DIRECTIONS FOR THIS TASK: Type out the complete listing below word for word, without its pictures.

MATERIAL:
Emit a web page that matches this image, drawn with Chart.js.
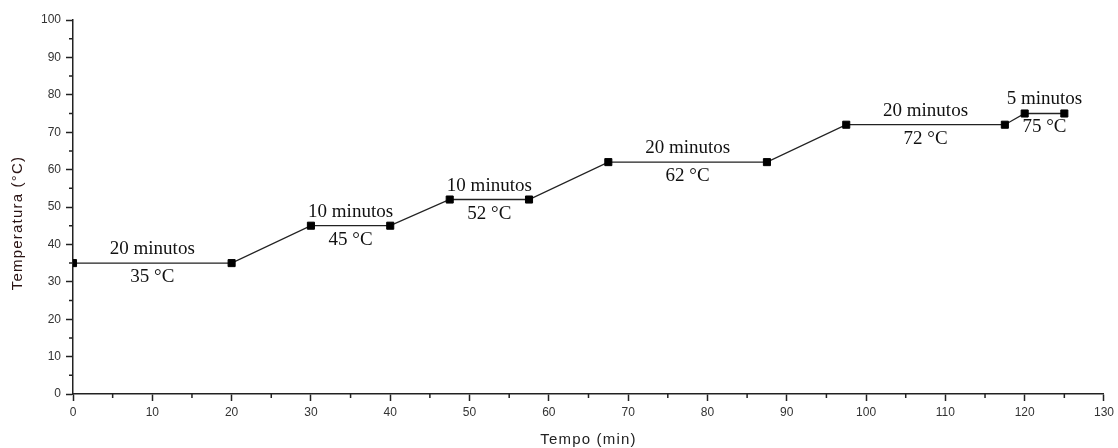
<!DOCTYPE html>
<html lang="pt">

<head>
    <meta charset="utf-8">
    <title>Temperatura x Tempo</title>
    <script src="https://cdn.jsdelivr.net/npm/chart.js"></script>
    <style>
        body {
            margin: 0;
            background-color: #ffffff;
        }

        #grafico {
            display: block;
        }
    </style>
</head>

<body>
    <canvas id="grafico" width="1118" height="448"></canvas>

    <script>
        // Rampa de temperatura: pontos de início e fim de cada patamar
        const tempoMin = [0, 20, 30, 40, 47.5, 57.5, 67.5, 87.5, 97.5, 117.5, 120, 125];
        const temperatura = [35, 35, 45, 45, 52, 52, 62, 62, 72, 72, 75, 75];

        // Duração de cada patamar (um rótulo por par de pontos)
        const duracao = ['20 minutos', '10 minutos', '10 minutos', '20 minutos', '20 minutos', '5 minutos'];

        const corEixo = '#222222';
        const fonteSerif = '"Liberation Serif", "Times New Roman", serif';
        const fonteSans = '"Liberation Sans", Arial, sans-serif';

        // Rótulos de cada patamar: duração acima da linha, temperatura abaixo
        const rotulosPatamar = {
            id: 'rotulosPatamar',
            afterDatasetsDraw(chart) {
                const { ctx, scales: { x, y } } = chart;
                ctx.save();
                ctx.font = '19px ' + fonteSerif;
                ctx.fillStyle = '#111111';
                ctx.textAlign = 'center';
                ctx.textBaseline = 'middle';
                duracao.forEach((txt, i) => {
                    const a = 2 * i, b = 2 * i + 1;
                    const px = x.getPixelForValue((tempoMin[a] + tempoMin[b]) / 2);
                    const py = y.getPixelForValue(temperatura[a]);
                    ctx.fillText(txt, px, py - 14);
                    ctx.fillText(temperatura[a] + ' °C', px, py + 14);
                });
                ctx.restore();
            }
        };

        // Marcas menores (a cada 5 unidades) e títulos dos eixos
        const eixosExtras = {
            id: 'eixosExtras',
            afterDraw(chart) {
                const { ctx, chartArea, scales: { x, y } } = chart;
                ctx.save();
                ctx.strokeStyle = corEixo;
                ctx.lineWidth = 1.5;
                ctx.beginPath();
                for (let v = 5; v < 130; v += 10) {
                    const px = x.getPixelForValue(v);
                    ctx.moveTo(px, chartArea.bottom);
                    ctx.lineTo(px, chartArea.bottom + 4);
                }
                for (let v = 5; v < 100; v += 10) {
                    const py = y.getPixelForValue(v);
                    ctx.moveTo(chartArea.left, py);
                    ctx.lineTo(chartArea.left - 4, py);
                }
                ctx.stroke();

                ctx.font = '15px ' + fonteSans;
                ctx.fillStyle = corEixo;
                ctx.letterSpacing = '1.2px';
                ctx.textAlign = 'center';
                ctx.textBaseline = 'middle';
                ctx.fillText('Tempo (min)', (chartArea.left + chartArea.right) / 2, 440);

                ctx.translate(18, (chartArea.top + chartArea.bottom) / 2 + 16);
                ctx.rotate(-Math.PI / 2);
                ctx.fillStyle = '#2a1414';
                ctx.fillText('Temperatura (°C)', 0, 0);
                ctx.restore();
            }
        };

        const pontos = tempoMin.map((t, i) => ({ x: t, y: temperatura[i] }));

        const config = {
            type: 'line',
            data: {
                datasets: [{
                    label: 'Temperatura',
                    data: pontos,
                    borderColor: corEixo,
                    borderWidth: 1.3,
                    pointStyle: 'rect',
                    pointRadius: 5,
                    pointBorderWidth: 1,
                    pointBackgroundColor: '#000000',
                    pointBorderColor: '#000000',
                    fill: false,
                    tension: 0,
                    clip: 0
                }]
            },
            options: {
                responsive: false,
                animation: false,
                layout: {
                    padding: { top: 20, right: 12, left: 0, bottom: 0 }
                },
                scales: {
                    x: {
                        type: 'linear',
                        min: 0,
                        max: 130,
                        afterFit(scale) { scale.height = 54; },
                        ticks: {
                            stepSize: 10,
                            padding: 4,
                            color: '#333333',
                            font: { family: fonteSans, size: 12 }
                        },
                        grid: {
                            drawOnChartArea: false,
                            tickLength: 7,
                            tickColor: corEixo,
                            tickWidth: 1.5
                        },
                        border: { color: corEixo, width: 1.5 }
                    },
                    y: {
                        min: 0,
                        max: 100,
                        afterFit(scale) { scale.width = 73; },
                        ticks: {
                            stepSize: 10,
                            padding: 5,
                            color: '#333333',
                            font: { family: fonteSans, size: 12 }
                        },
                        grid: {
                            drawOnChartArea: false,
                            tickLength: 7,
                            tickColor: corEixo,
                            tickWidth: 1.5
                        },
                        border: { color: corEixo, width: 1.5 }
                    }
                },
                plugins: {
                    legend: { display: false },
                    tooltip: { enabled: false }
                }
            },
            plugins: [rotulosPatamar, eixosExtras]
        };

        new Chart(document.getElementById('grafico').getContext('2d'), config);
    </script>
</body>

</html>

FINISHED TASK:
Emit a web page that matches this image, drawn with Chart.js.
<!DOCTYPE html>
<html lang="pt">

<head>
    <meta charset="utf-8">
    <title>Temperatura x Tempo</title>
    <script src="https://cdn.jsdelivr.net/npm/chart.js"></script>
    <style>
        body {
            margin: 0;
            background-color: #ffffff;
        }

        #grafico {
            display: block;
        }
    </style>
</head>

<body>
    <canvas id="grafico" width="1118" height="448"></canvas>

    <script>
        // Rampa de temperatura: pontos de início e fim de cada patamar
        const tempoMin = [0, 20, 30, 40, 47.5, 57.5, 67.5, 87.5, 97.5, 117.5, 120, 125];
        const temperatura = [35, 35, 45, 45, 52, 52, 62, 62, 72, 72, 75, 75];

        // Duração de cada patamar (um rótulo por par de pontos)
        const duracao = ['20 minutos', '10 minutos', '10 minutos', '20 minutos', '20 minutos', '5 minutos'];

        const corEixo = '#222222';
        const fonteSerif = '"Liberation Serif", "Times New Roman", serif';
        const fonteSans = '"Liberation Sans", Arial, sans-serif';

        // Rótulos de cada patamar: duração acima da linha, temperatura abaixo
        const rotulosPatamar = {
            id: 'rotulosPatamar',
            afterDatasetsDraw(chart) {
                const { ctx, scales: { x, y } } = chart;
                ctx.save();
                ctx.font = '19px ' + fonteSerif;
                ctx.fillStyle = '#111111';
                ctx.textAlign = 'center';
                ctx.textBaseline = 'middle';
                duracao.forEach((txt, i) => {
                    const a = 2 * i, b = 2 * i + 1;
                    const px = x.getPixelForValue((tempoMin[a] + tempoMin[b]) / 2);
                    const py = y.getPixelForValue(temperatura[a]);
                    ctx.fillText(txt, px, py - 14);
                    ctx.fillText(temperatura[a] + ' °C', px, py + 14);
                });
                ctx.restore();
            }
        };

        // Marcas menores (a cada 5 unidades) e títulos dos eixos
        const eixosExtras = {
            id: 'eixosExtras',
            afterDraw(chart) {
                const { ctx, chartArea, scales: { x, y } } = chart;
                ctx.save();
                ctx.strokeStyle = corEixo;
                ctx.lineWidth = 1.5;
                ctx.beginPath();
                for (let v = 5; v < 130; v += 10) {
                    const px = x.getPixelForValue(v);
                    ctx.moveTo(px, chartArea.bottom);
                    ctx.lineTo(px, chartArea.bottom + 4);
                }
                for (let v = 5; v < 100; v += 10) {
                    const py = y.getPixelForValue(v);
                    ctx.moveTo(chartArea.left, py);
                    ctx.lineTo(chartArea.left - 4, py);
                }
                ctx.stroke();

                ctx.font = '15px ' + fonteSans;
                ctx.fillStyle = corEixo;
                ctx.letterSpacing = '1.2px';
                ctx.textAlign = 'center';
                ctx.textBaseline = 'middle';
                ctx.fillText('Tempo (min)', (chartArea.left + chartArea.right) / 2, 440);

                ctx.translate(18, (chartArea.top + chartArea.bottom) / 2 + 16);
                ctx.rotate(-Math.PI / 2);
                ctx.fillStyle = '#2a1414';
                ctx.fillText('Temperatura (°C)', 0, 0);
                ctx.restore();
            }
        };

        const pontos = tempoMin.map((t, i) => ({ x: t, y: temperatura[i] }));

        const config = {
            type: 'line',
            data: {
                datasets: [{
                    label: 'Temperatura',
                    data: pontos,
                    borderColor: corEixo,
                    borderWidth: 1.3,
                    pointStyle: 'rect',
                    pointRadius: 5,
                    pointBorderWidth: 1,
                    pointBackgroundColor: '#000000',
                    pointBorderColor: '#000000',
                    fill: false,
                    tension: 0,
                    clip: 0
                }]
            },
            options: {
                responsive: false,
                animation: false,
                layout: {
                    padding: { top: 20, right: 12, left: 0, bottom: 0 }
                },
                scales: {
                    x: {
                        type: 'linear',
                        min: 0,
                        max: 130,
                        afterFit(scale) { scale.height = 54; },
                        ticks: {
                            stepSize: 10,
                            padding: 4,
                            color: '#333333',
                            font: { family: fonteSans, size: 12 }
                        },
                        grid: {
                            drawOnChartArea: false,
                            tickLength: 7,
                            tickColor: corEixo,
                            tickWidth: 1.5
                        },
                        border: { color: corEixo, width: 1.5 }
                    },
                    y: {
                        min: 0,
                        max: 100,
                        afterFit(scale) { scale.width = 73; },
                        ticks: {
                            stepSize: 10,
                            padding: 5,
                            color: '#333333',
                            font: { family: fonteSans, size: 12 }
                        },
                        grid: {
                            drawOnChartArea: false,
                            tickLength: 7,
                            tickColor: corEixo,
                            tickWidth: 1.5
                        },
                        border: { color: corEixo, width: 1.5 }
                    }
                },
                plugins: {
                    legend: { display: false },
                    tooltip: { enabled: false }
                }
            },
            plugins: [rotulosPatamar, eixosExtras]
        };

        new Chart(document.getElementById('grafico').getContext('2d'), config);
    </script>
</body>

</html>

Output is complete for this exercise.